Mientras tanto, los gobernadores de Morena no son necesariamente aliados sino actores con proyectos propios. Rocío Nahle (Veracruz), Eduardo Ramírez (Chiapas), Salomón Jara (Oaxaca), Clara Brugada (CDMX), y otros como Delfina Gómez o Javier May, operan con agenda territorial, no institucional. Cada uno tiene una base política que, si bien se identifica con la 4T, no responde de forma automática a la presidencia. Y la oposición tradicional (PAN, PRI, PRD) sigue existiendo como ese ex que no olvidas porque sigue chismeando con tus compañeros.
Esta dispersión del poder obliga a Sheinbaum a negociar todo el tiempo, incluso dentro de su propio movimiento. Y si bien ha mantenido cierta estabilidad en la relación con las bancadas legislativas, cada reforma o propuesta relevante —como la del sistema judicial o los temas de seguridad— requiere una ingeniería política tan compleja como frágil.
Sheinbaum tiene enfrente la oportunidad de construir una narrativa poderosa de defensa nacional, liderazgo firme y transformación institucional. Pero para hacerlo necesita primero resolver lo que López Obrador heredó a medias: una crisis de derechos humanos, una guerra territorial, un Poder Judicial tambaleante y una clase política con serios problemas de disociación moral.

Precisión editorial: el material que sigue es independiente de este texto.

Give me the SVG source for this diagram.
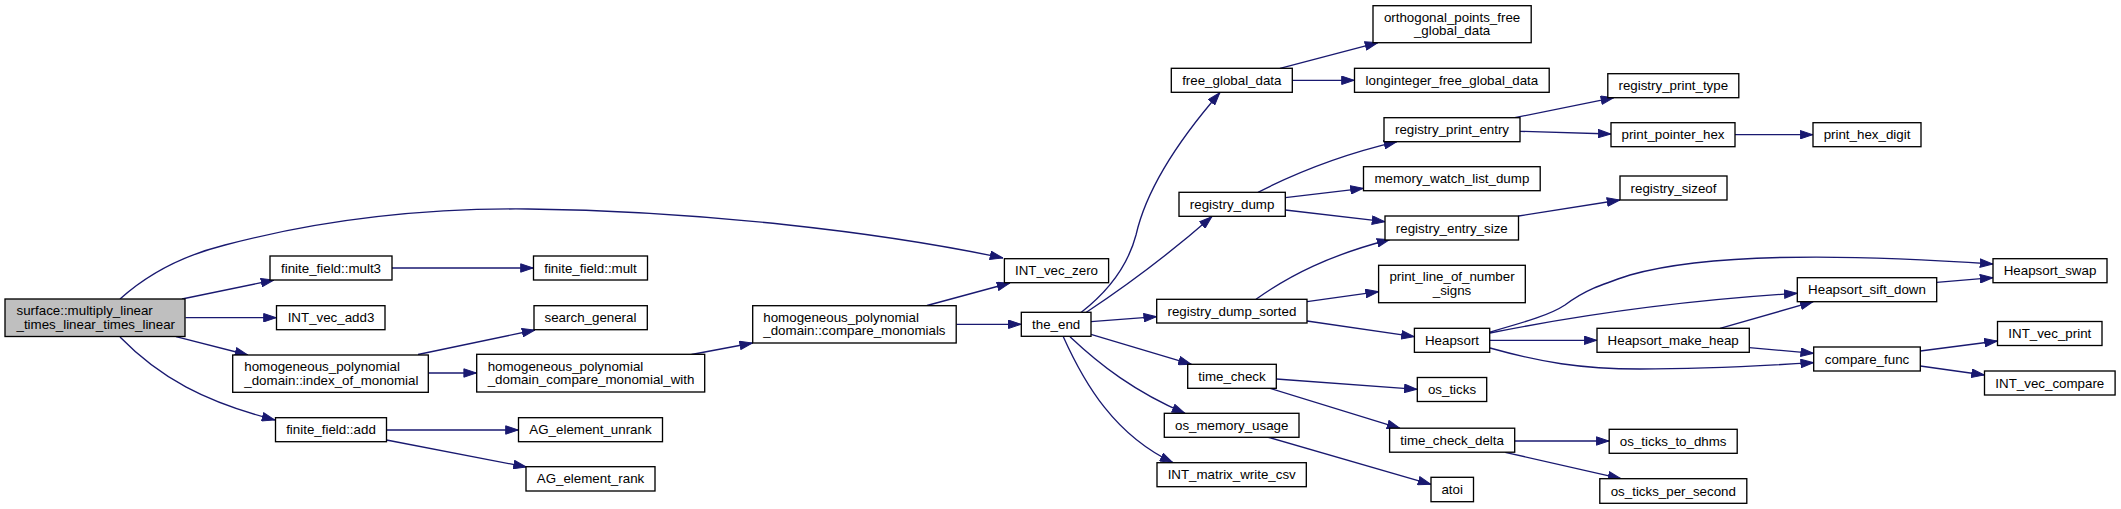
<svg xmlns="http://www.w3.org/2000/svg" width="2121" height="509" viewBox="0 0 2121 509">
<style>
.node rect{fill:#ffffff;stroke:#000000;stroke-width:1.33}
#n_main rect{fill:#bfbfbf}
text{font-family:"Liberation Sans",Arial,Helvetica,sans-serif;font-size:13.33px;fill:#000000}
.c{text-anchor:middle}
.edges path{fill:none;stroke:#191970;stroke-width:1.33;marker-end:url(#arr)}
</style>
<defs>
<marker id="arr" markerUnits="userSpaceOnUse" viewBox="0 0 13.5 9.4" refX="13.3" refY="4.7" markerWidth="13.5" markerHeight="9.4" orient="auto">
<path d="M0.5,0.5 L13,4.7 L0.5,8.9 z" fill="#191970" stroke="#191970" stroke-width="1"/>
</marker>
</defs>
<rect width="2121" height="509" fill="#ffffff"/>
<g class="edges" id="edges">
<path d="M120,299 C150,272 185,255 225,245 C320,220 420,208 528,209 C700,211 880,232 1003,258"/>
<path d="M182,299 L274,280"/>
<path d="M185.5,317.7 L276.5,317.7"/>
<path d="M176,336.7 L248,355"/>
<path d="M120,337 C160,378 205,402 275,420"/>
<path d="M392,268 L533.5,268"/>
<path d="M418,354.5 L535,330"/>
<path d="M428.5,373 L476.7,373"/>
<path d="M691.5,354.5 L752.7,343"/>
<path d="M927,305.5 L1010,283"/>
<path d="M956.5,324.3 L1021.3,324.3"/>
<path d="M387,430 L518.5,430"/>
<path d="M386.5,440 L526.5,467"/>
<path d="M1081,312.5 C1110,290 1128,265 1136,235 C1145,195 1170,150 1220,92.5"/>
<path d="M1086,312.5 C1120,290 1160,262 1212,216.5"/>
<path d="M1091,321.7 L1156.7,316.7"/>
<path d="M1091,334.3 L1191.5,364.3"/>
<path d="M1070,336.7 C1100,365 1135,392 1185,413.3"/>
<path d="M1063.3,336.7 C1085,385 1115,435 1173,462.7"/>
<path d="M1280,68.3 L1378,42.7"/>
<path d="M1292.5,80.3 L1354.5,80.3"/>
<path d="M1258,192.3 C1290,176 1340,155 1397,141.7"/>
<path d="M1285.3,197.7 L1363.5,188.3"/>
<path d="M1285.3,210 L1385,221.7"/>
<path d="M1256,299.3 C1290,275 1330,255 1390,239.5"/>
<path d="M1307,301.7 L1378.6,291.7"/>
<path d="M1307,321 L1414.4,336.7"/>
<path d="M1514.7,117.7 L1613.9,97.7"/>
<path d="M1520,131.3 L1611,134"/>
<path d="M1735,134.7 L1813,134.7"/>
<path d="M1518.5,216 L1620,200"/>
<path d="M1490,332 C1525,322 1550,315 1565,305 C1585,290 1600,285 1630,275 C1700,255 1820,252 1993,264"/>
<path d="M1490,333 Q1640,303 1797.3,293.3"/>
<path d="M1489.7,340.3 L1597,340.3"/>
<path d="M1490,348 C1540,362 1580,369 1640,369 C1700,369 1760,366 1813.7,362.7"/>
<path d="M1720,328.3 L1813.3,301.7"/>
<path d="M1749.3,347.7 L1813.7,353.3"/>
<path d="M1936.7,282.3 L1993,277.7"/>
<path d="M1920.3,351 L1997.5,341"/>
<path d="M1920.3,366 L1984.5,375"/>
<path d="M1276.3,379 L1417.3,389.3"/>
<path d="M1270,388.3 L1400,428.3"/>
<path d="M1268.3,437.3 L1431,484.3"/>
<path d="M1514.7,441 L1609.2,441"/>
<path d="M1505.2,452.3 L1621,478.7"/>
</g>
<g class="node" id="n_main"><rect x="5" y="299" width="180" height="37.5"/><text x="16.5" y="315">surface::multiply_linear</text><text x="16.5" y="328.5">_times_linear_times_linear</text></g>
<g class="node" id="n_mult3"><rect x="270" y="256" width="122" height="24"/><text class="c" x="331" y="272.6">finite_field::mult3</text></g>
<g class="node" id="n_add3"><rect x="276.5" y="305.7" width="108.5" height="24"/><text class="c" x="331" y="322.3">INT_vec_add3</text></g>
<g class="node" id="n_index"><rect x="232.7" y="355" width="195.6" height="37.3"/><text x="244.3" y="371">homogeneous_polynomial</text><text x="244.3" y="384.5">_domain::index_of_monomial</text></g>
<g class="node" id="n_add"><rect x="275.5" y="417.7" width="111" height="24"/><text class="c" x="331" y="434.3">finite_field::add</text></g>
<g class="node" id="n_mult"><rect x="533.5" y="256" width="114" height="24"/><text class="c" x="590.5" y="272.6">finite_field::mult</text></g>
<g class="node" id="n_search"><rect x="534" y="305.7" width="113.3" height="24"/><text class="c" x="590.5" y="322.3">search_general</text></g>
<g class="node" id="n_cmw"><rect x="476.7" y="354.3" width="228" height="37.7"/><text x="487.7" y="370.5">homogeneous_polynomial</text><text x="487.7" y="384">_domain_compare_monomial_with</text></g>
<g class="node" id="n_agu"><rect x="518.5" y="417.7" width="144" height="24"/><text class="c" x="590.5" y="434.3">AG_element_unrank</text></g>
<g class="node" id="n_agr"><rect x="526" y="466.7" width="129" height="24.3"/><text class="c" x="590.5" y="483.4">AG_element_rank</text></g>
<g class="node" id="n_cm"><rect x="752.7" y="305.7" width="203.5" height="37.3"/><text x="763.3" y="321.7">homogeneous_polynomial</text><text x="763.3" y="335.2">_domain::compare_monomials</text></g>
<g class="node" id="n_vzero"><rect x="1004.4" y="258.7" width="104.2" height="24"/><text class="c" x="1056.5" y="275.3">INT_vec_zero</text></g>
<g class="node" id="n_end"><rect x="1021.3" y="312.3" width="69.7" height="24"/><text class="c" x="1056.2" y="328.9">the_end</text></g>
<g class="node" id="n_fgd"><rect x="1171.3" y="68.3" width="121" height="24"/><text class="c" x="1231.8" y="84.9">free_global_data</text></g>
<g class="node" id="n_rd"><rect x="1179" y="192.3" width="106.3" height="24"/><text class="c" x="1232.1" y="208.9">registry_dump</text></g>
<g class="node" id="n_rds"><rect x="1156.7" y="299.3" width="150.3" height="23.7"/><text class="c" x="1231.9" y="315.8">registry_dump_sorted</text></g>
<g class="node" id="n_tc"><rect x="1187.7" y="364.3" width="88.6" height="24"/><text class="c" x="1232" y="380.9">time_check</text></g>
<g class="node" id="n_omu"><rect x="1164.3" y="413.3" width="134.7" height="24"/><text class="c" x="1231.7" y="429.9">os_memory_usage</text></g>
<g class="node" id="n_imw"><rect x="1157" y="462.7" width="149.3" height="24"/><text class="c" x="1231.7" y="479.3">INT_matrix_write_csv</text></g>
<g class="node" id="n_opf"><rect x="1373" y="5.7" width="158.2" height="37"/><text class="c" x="1452.1" y="21.5">orthogonal_points_free</text><text class="c" x="1452.1" y="35">_global_data</text></g>
<g class="node" id="n_lfg"><rect x="1354.5" y="68.3" width="194.7" height="24"/><text class="c" x="1451.9" y="84.9">longinteger_free_global_data</text></g>
<g class="node" id="n_rpe"><rect x="1384" y="117.7" width="136" height="24"/><text class="c" x="1452" y="134.3">registry_print_entry</text></g>
<g class="node" id="n_mwl"><rect x="1363.5" y="166.7" width="176.7" height="24"/><text class="c" x="1451.9" y="183.3">memory_watch_list_dump</text></g>
<g class="node" id="n_res"><rect x="1385" y="216" width="133.5" height="24"/><text class="c" x="1451.8" y="232.6">registry_entry_size</text></g>
<g class="node" id="n_pln"><rect x="1378.6" y="265.3" width="146.7" height="37.4"/><text class="c" x="1452" y="281.3">print_line_of_number</text><text class="c" x="1452" y="294.8">_signs</text></g>
<g class="node" id="n_hs"><rect x="1414.4" y="328.3" width="75.3" height="24"/><text class="c" x="1452" y="344.9">Heapsort</text></g>
<g class="node" id="n_ost"><rect x="1417.3" y="377.5" width="69.4" height="24"/><text class="c" x="1452" y="394.1">os_ticks</text></g>
<g class="node" id="n_tcd"><rect x="1389.6" y="428.2" width="125.1" height="24"/><text class="c" x="1452.1" y="444.8">time_check_delta</text></g>
<g class="node" id="n_atoi"><rect x="1431" y="477.3" width="42.5" height="24.4"/><text class="c" x="1452.2" y="494.1">atoi</text></g>
<g class="node" id="n_rpt"><rect x="1607.8" y="73.7" width="131" height="24"/><text class="c" x="1673.3" y="90.3">registry_print_type</text></g>
<g class="node" id="n_pph"><rect x="1611" y="122.7" width="124" height="24"/><text class="c" x="1673" y="139.3">print_pointer_hex</text></g>
<g class="node" id="n_rso"><rect x="1620" y="176" width="107" height="24"/><text class="c" x="1673.5" y="192.6">registry_sizeof</text></g>
<g class="node" id="n_hmh"><rect x="1597" y="328.3" width="152.3" height="24"/><text class="c" x="1673.2" y="344.9">Heapsort_make_heap</text></g>
<g class="node" id="n_otd"><rect x="1609.2" y="429.3" width="128" height="24"/><text class="c" x="1673.2" y="445.9">os_ticks_to_dhms</text></g>
<g class="node" id="n_ops"><rect x="1599.8" y="478.7" width="147" height="24.6"/><text class="c" x="1673.3" y="495.6">os_ticks_per_second</text></g>
<g class="node" id="n_phd"><rect x="1813" y="122.7" width="108" height="24"/><text class="c" x="1867" y="139.3">print_hex_digit</text></g>
<g class="node" id="n_hsd"><rect x="1797.3" y="277.7" width="139.4" height="24"/><text class="c" x="1867" y="294.3">Heapsort_sift_down</text></g>
<g class="node" id="n_cf"><rect x="1813.7" y="347" width="106.6" height="24"/><text class="c" x="1867" y="363.6">compare_func</text></g>
<g class="node" id="n_hsw"><rect x="1993" y="258.7" width="114" height="24"/><text class="c" x="2050" y="275.3">Heapsort_swap</text></g>
<g class="node" id="n_ivp"><rect x="1997.5" y="321.5" width="104.5" height="24"/><text class="c" x="2049.8" y="338.1">INT_vec_print</text></g>
<g class="node" id="n_ivc"><rect x="1984.5" y="371" width="130.6" height="24"/><text class="c" x="2049.8" y="387.6">INT_vec_compare</text></g>
</svg>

Mientras eso no ocurra, Trump tendrá todas las armas narrativas. Puede atacar a México como país descontrolado, corrupto y violento, y encontrar eco en los problemas reales que enfrentamos. Y Sheinbaum, aunque técnicamente presidenta, seguirá pareciendo la directora de una clínica en llamas: muy preparada, muy tranquila, y completamente sola en medio del incendio.
Si quiere cambiar eso, necesita pasar del rol de heredera al de estratega. Construir una narrativa que integre la defensa del país frente a Trump con un verdadero plan de rescate institucional interno. Solo así podrá dejar de apagar fuegos ajenos y empezar a gobernar con el poder que —por ahora— solo tiene en el papel.